# Over-development?



## julius (Jun 12, 2006)

So i just developed a roll of Delta 100. It looks fine at a glance, but on closer inspection or under enlargement it can be seen that there is a large dark cloud through the middle of the roll. The sides of the film are look ok but it's just this large smudge straight down the centre that continues over the whole film.

It's strange because I've developed a few rolls now and they've come out fine. This roll was developed with new batches of chemicals at recommended concentrations, temperatures and times. Does anyone know what I have done wrong?
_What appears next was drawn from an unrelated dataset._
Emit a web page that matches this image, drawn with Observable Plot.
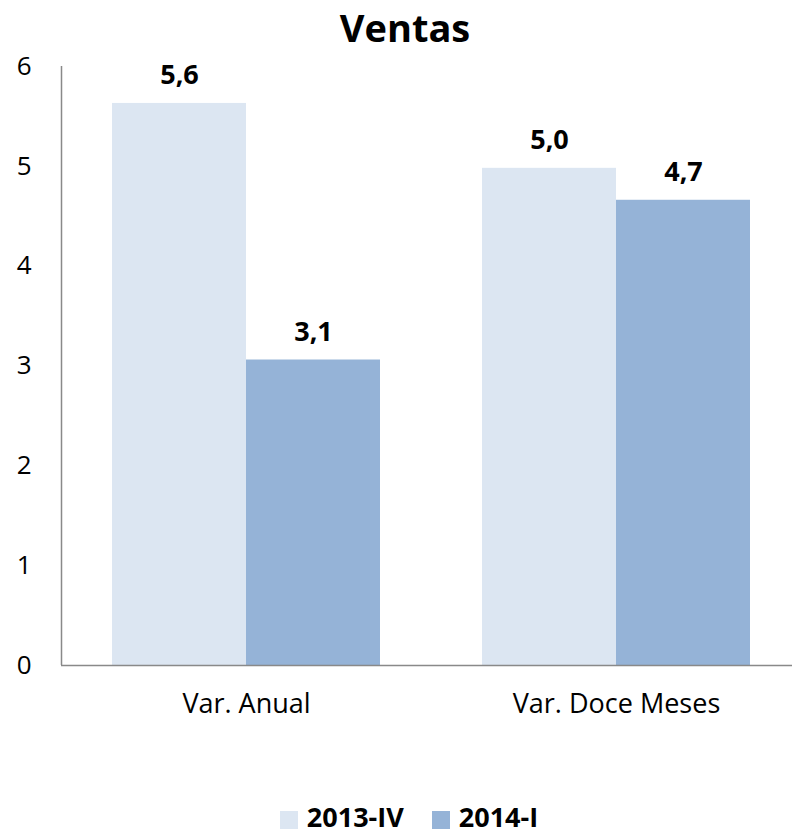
<!DOCTYPE html>
<html>
<head>
<meta charset="utf-8">
<script src="https://cdn.jsdelivr.net/npm/d3@7"></script>
<script src="https://cdn.jsdelivr.net/npm/@observablehq/plot@0.6"></script>
<style>
  html, body { margin: 0; padding: 0; background: #fff; overflow: hidden; }
  body { width: 792px; height: 833px; font-family: "Open Sans", sans-serif; position: relative; }
  #title { position: absolute; left: 0; top: 0; width: 792px; height: 52px; text-align: center; font-weight: bold; font-size: 38px; line-height: 54px; padding-left: 18px; box-sizing: border-box; color: #000; z-index: 2; }
  #chart { position: absolute; left: 0; top: 30px; height: 740px; }
  #legend { position: absolute; left: 0; top: 800px; width: 792px; height: 33px; display: flex; justify-content: center; align-items: center; box-sizing: border-box; font-weight: bold; font-size: 27px; color: #000; padding-left: 26px; }
  .item { display: flex; align-items: center; }
  .item + .item { margin-left: 28px; }
  .sw { width: 18px; height: 18px; margin-right: 9px; margin-top: 6px; }
  .lab { line-height: 30px; }
</style>
</head>
<body>
<div id="title">Ventas</div>
<div id="chart"></div>
<div id="legend"></div>
<script>
const categories = ["Var. Anual", "Var. Doce Meses"];
const seriesNames = ["2013-IV", "2014-I"];
const values2013IV = [5.63, 4.98];
const values2014I = [3.06, 4.66];
const yTicks = [0, 1, 2, 3, 4, 5, 6];
const colors = ["#DCE6F2", "#95B3D7"];

const rows = categories.map((c, i) => ({cat: c, a: values2013IV[i], b: values2014I[i]}));
const fmt = v => d3.format(".1f")(v).replace(".", ",");

const plot = Plot.plot({
  width: 792,
  height: 740,
  marginTop: 36,
  marginBottom: 105,
  marginLeft: 61,
  marginRight: 0,
  style: {fontFamily: "'Open Sans', sans-serif", fontSize: "26px", color: "#000", background: "#fff"},
  x: {domain: categories, range: [61, 801], padding: 0, label: null},
  y: {domain: [0, 6], label: null},
  marks: [
    Plot.barY(rows, {x: "cat", y: "a", fill: colors[0], insetLeft: 51, insetRight: 185}),
    Plot.barY(rows, {x: "cat", y: "b", fill: colors[1], insetLeft: 185, insetRight: 51}),
    Plot.text(rows, {x: "cat", y: "a", text: d => fmt(d.a), dx: -67, dy: -19, lineAnchor: "bottom", fontWeight: "bold", fontSize: 27, fill: "#000"}),
    Plot.text(rows, {x: "cat", y: "b", text: d => fmt(d.b), dx: 67, dy: -19, lineAnchor: "bottom", fontWeight: "bold", fontSize: 27, fill: "#000"}),
    Plot.ruleY([0], {stroke: "#898989", strokeWidth: 1.5}),
    Plot.ruleX([categories[0]], {x: d => d, dx: -185, y1: 0, y2: 6, stroke: "#898989", strokeWidth: 1.5}),
    Plot.axisY({ticks: yTicks, tickSize: 0, tickPadding: 30, tickFormat: d => String(d), fontSize: 26, label: null}),
    Plot.axisX({tickSize: 0, tickPadding: 28, fontSize: 27, label: null})
  ]
});
document.getElementById("chart").appendChild(plot);

const legend = document.getElementById("legend");
seriesNames.forEach((n, i) => {
  const item = document.createElement("div");
  item.className = "item";
  const sw = document.createElement("div");
  sw.className = "sw";
  sw.style.background = colors[i];
  const lab = document.createElement("span");
  lab.className = "lab";
  lab.textContent = n;
  item.appendChild(sw);
  item.appendChild(lab);
  legend.appendChild(item);
});
</script>
</body>
</html>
edit: I didn't use stop bath in between developing and fixing but I did rinse with plenty of water. Could this be it?


----------



## Hertz van Rental (Jun 12, 2006)

Any chance of a scan of a neg or a print?
It's hard to be specific with a diagnosis without seeing the effects.
I doubt very much that it is over-development.
Sounds more like you've got a light leak somewhere. As you say it's along the whole length it's either in the camera or the processing tank.


----------



## Philip Weir (Jun 12, 2006)

Hi Julius,
I think you've hit the nail on the head, if you didn't use a stop bath, which is acid and immediately stops the developement, then the developer could still be working on the centre of the film. As "Hertz van Rental" says, scan and post an example and then we can more easily comment. Philip.
www.philipweirphotography.com


----------



## JamesD (Jun 12, 2006)

Just curious, what camera and lens are you using?


----------



## julius (Jun 12, 2006)

Canon A-1
28mm

Thanks for the comments, I would scan the negs but I don't have access to a scanner. I had been using water on my other negs and I didn't want to change anything because this was a particularily important roll . Ahh well, such is life.


----------



## julius (Jun 22, 2006)

I threw the film in fixer for 10 minutes and it fixed (haha) the problem


----------